А ведь я меняюсь очень. Уж я на многое смотрю иными, новыми глазами. Мы от Глинок. Бывало, я тоже удивлялась этому дому, этому обществу, но как-то иначе. Над диваном, в гостиной, висит картина, образ, может быть, Спасителя. Бледно-желтый лик, с неприятным выражением в глазах и с сиянием вокруг головы, похожим на штыки. Неужели он нравится Авдотье Павловне и напоминает ей богочеловека? Под ним на диване сидит студент. А его Авдотья Павловна понимает? Она думает, что это тот самый студент, которого она знала прежде, т. е. один из тех. Но те разве садились на диваны, на первое в гостиной место? Подойдя ко мне, она, опять остановясь, притопнула обеими ногами, причем седые локоны ее тряхнулись, — жест ей одной свойственный, — и произнесла: «Говорят, что я невежда, что я отстала, что все идет вперед, а я отстала! Eh bien, oui j’aime le vieux Christ!»[1] И она с меня перевела глаза на студента, а с него на картину. Студент слегка улыбнулся. Самозванец на полотне не улыбнулся и ничего не ответил. Он даже не знал, что vieux Christ это он. Он не знал, что и студент, сидящий под ним, не прежний студент, и Авдотья Павловна этого не знала, ничего не знала. Знали только кое-что студент и я. Обернувшись снова ко мне, она сказала, что прочтет один рассказ, написанный девяностолетней старухой Хвостовой.
В предисловии, где эта старушка говорит, что она уже все потеряла и может только любить и помнить, раздался сладкий голос княгини-матери Шаховской: «Ah, que c’est beau!»[2] — этой княгини, сочетания стольких несообразностей.

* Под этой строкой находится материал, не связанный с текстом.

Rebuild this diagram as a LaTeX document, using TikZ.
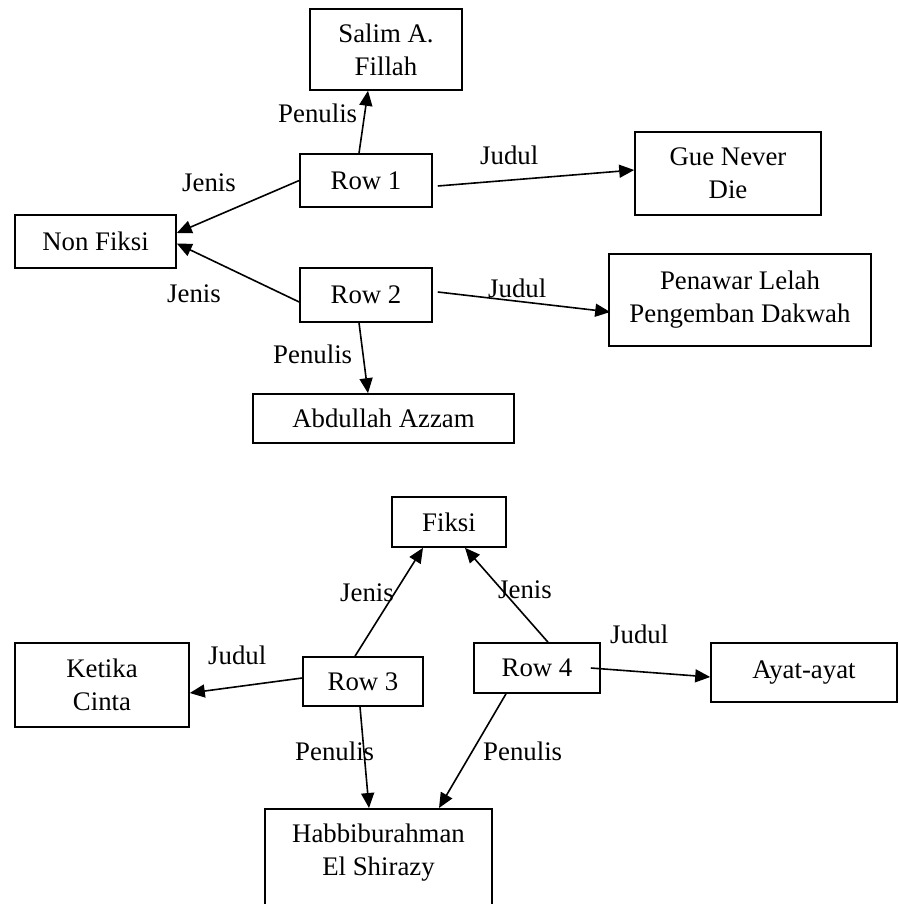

Рассказ заключался в том, что Петр I назвал дураком молоденького сына Хвостовой, и мальчик оттого заскучал и, наконец, скрылся из дома и поступил в монахи. Тут Ростовцева стала плакать, а мне вспомнился Искандер, который называет ее мужа: «Иаков-энтузиаст», и целый рой мыслей засновал в голове моей. А невдалеке сидел сам старичок-хозяин, приговаривая то и дело: «вот как», и приглаживал свои височки и дергал себя за бакены. Я вдруг вспомнила и 14 декабря 1825 года, и он представился мне не беззубым стариком, а молодым адъютантом Милорадовича, избегнувшим более строгого наказания, чем ссылка в Олонецкую губернию, только благодаря предсмертной просьбе о нем Милорадовича. В это время до слуха моего долетели его слова: «Мужик привык есть редьку, а ему говорят: нет, ешь бламанже! Хочешь, не хочешь, а ешь!» Это говорил он: под словом «бламанже» подразумевалась воля; под словом «редька» — их теперешнее положение.
Сколько метаморфоз! Вот и Глинка декабрист. Разве это он сидит и рассуждает о редьке и бламанже? Глинка, студенты, я и сколько еще переменилось! Но Авдотья Павловна, со своими седыми локонами и прекрасными черными и блестящими, как у ящерицы, глазами, та, кажется, не меняется. Или в свое время, в то, когда подвергался чему-то худшему, чем простая ссылка, ее муж, и она предлагала бламанже вместо редьки и любила его больше редьки?